Documents from the state Department of Corrections show Kylvito Garrette will be held in a Canon City prison until eligible in parole in 2051.
TV news Denver7 reported in February 2018 that Denver district attorneys charged Kylvito with multiple murder charges after a deadly February 2018 shooting in Montbello. The shooting left one person dead. Reports show the charges stemmed from a drug deal gone bad.
Kylvito was later convicted and sentenced to 44 years in prison.
Aurora police say Kamyl Garrette, 18, shot and killed 17-year-old Nathan Poindexter Friday afternoon in the J.C. Penney store at the Town Center at Aurora.

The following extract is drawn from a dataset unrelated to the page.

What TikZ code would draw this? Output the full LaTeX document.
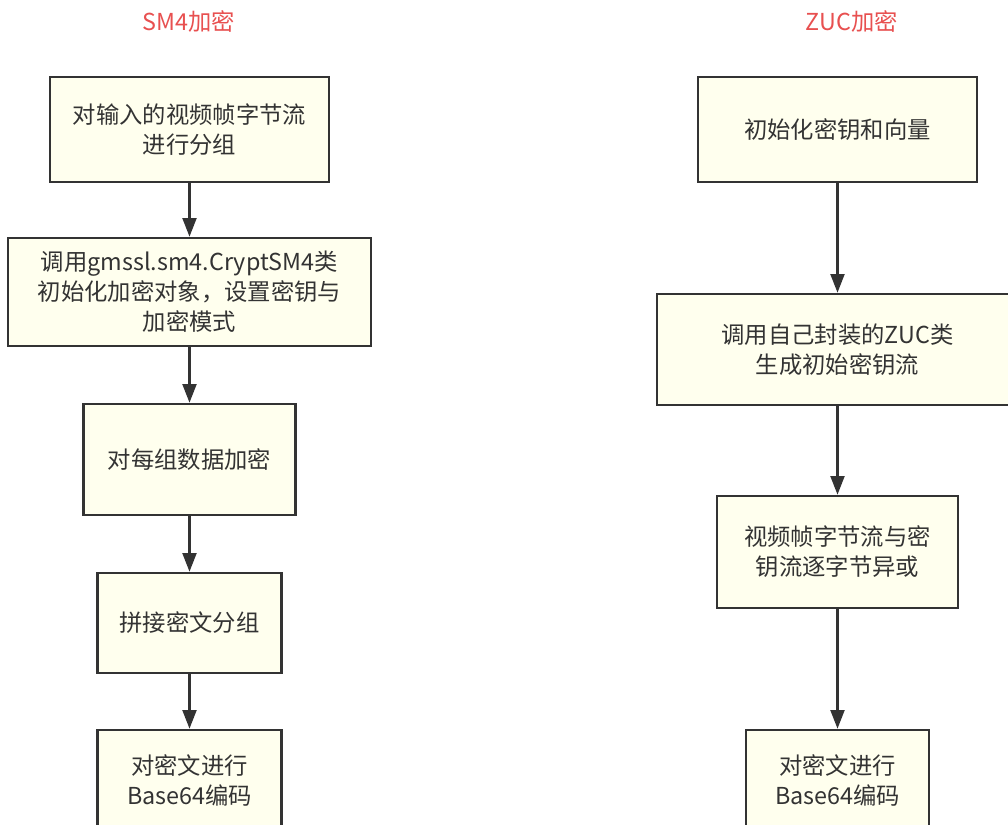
\documentclass[tikz,border=0pt]{standalone}
\usepackage{fontspec}
\setmainfont{Noto Sans CJK SC}
\usetikzlibrary{arrows.meta}
\definecolor{boxfill}{RGB}{255,255,238}
\definecolor{ink}{RGB}{51,51,51}
\definecolor{titlered}{RGB}{232,80,80}
\begin{document}
\begin{tikzpicture}[x=0.75pt,y=-0.75pt,
  stepbox/.style 2 args={draw=ink, line width=2pt, fill=boxfill, text=ink,
    minimum width=#1, minimum height=#2, inner sep=0pt, align=center,
    font=\fontsize{17.5}{22.5}\selectfont},
  heading/.style={text=titlered, inner sep=0pt, font=\fontsize{17.5}{22.5}\selectfont},
  flow/.style={draw=ink, line width=1.6pt, -{Triangle[width=10.5pt,length=14pt]}}]
\useasboundingbox (0,0) rectangle (1008,825);
\clip (0,0) rectangle (1008,825);
\fill[white] (0,0) rectangle (1008,825);

% column titles
\node[heading] (t1) at (189,22) {SM4加密};
\node[heading] (t2) at (852,22) {ZUC加密};

% SM4 column
\node[stepbox={209.25pt}{78.75pt}] (a1) at (189.5,129.5) {对输入的视频帧字节流\\进行分组};
\node[stepbox={272.25pt}{81pt}] (a2) at (189.5,292) {调用gmssl.sm4.CryptSM4类\\初始化加密对象，设置密钥与\\加密模式};
\node[stepbox={159pt}{83.25pt}] (a3) at (189.5,459.5) {对每组数据加密};
\node[stepbox={138pt}{75pt}] (a4) at (189.5,623) {拼接密文分组};
\node[stepbox={138pt}{75pt}] (a5) at (189.5,780) {对密文进行\\Base64编码};

% ZUC column
\node[stepbox={209.25pt}{78.75pt}] (b1) at (837.5,129.5) {初始化密钥和向量};
\node[stepbox={270.75pt}{83.25pt}] (b2) at (837.5,349.5) {调用自己封装的ZUC类\\生成初始密钥流};
\node[stepbox={180.75pt}{84pt}] (b3) at (837.5,552) {视频帧字节流与密\\钥流逐字节异或};
\node[stepbox={137.25pt}{75pt}] (b4) at (837.5,780) {对密文进行\\Base64编码};

% connectors
\draw[flow] (a1) -- (a2);
\draw[flow] (a2) -- (a3);
\draw[flow] (a3) -- (a4);
\draw[flow] (a4) -- (a5);
\draw[flow] (b1) -- (b2);
\draw[flow] (b2) -- (b3);
\draw[flow] (b3) -- (b4);
\end{tikzpicture}
\end{document}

Police have not released a possible motive in the shooting. Garrette made his first appearance in an Arapahoe County court Monday and faces first-degree murder charges.
On a Facebook account, Kamyl defended his brother and called him innocent of the 2018 murder.
“F*** the law they took my brother,” Kamyl Garrette posted to his Facebook page Feb. 22, 2018. “Nothin can explain my pain. Free Vito.”
The page is rife with photos of Kamyl flashing gang signs and making gang references. He used the moniker Kam OTF as a Facebook page. OTF is a common reference to “only the family,” which gang experts say has a variety of distinctions among gang sects and members.
Kamyl made several posts being critical of his brother’s friends for apparently revealing information to police. “…we a different breed still standing tall the pain hurts but we still blessed with gods breath every morning.”
The page has since been suspended. After an earlier version of this story was published, district attorney investigators said Facebook would not provide access to the page without identifying information, included in this story.
Sentinel Colorado declined a request from investigators to directly provide the details, which is contrary to the newspaper’s editorial policy prohibiting cooperation with any government investigation.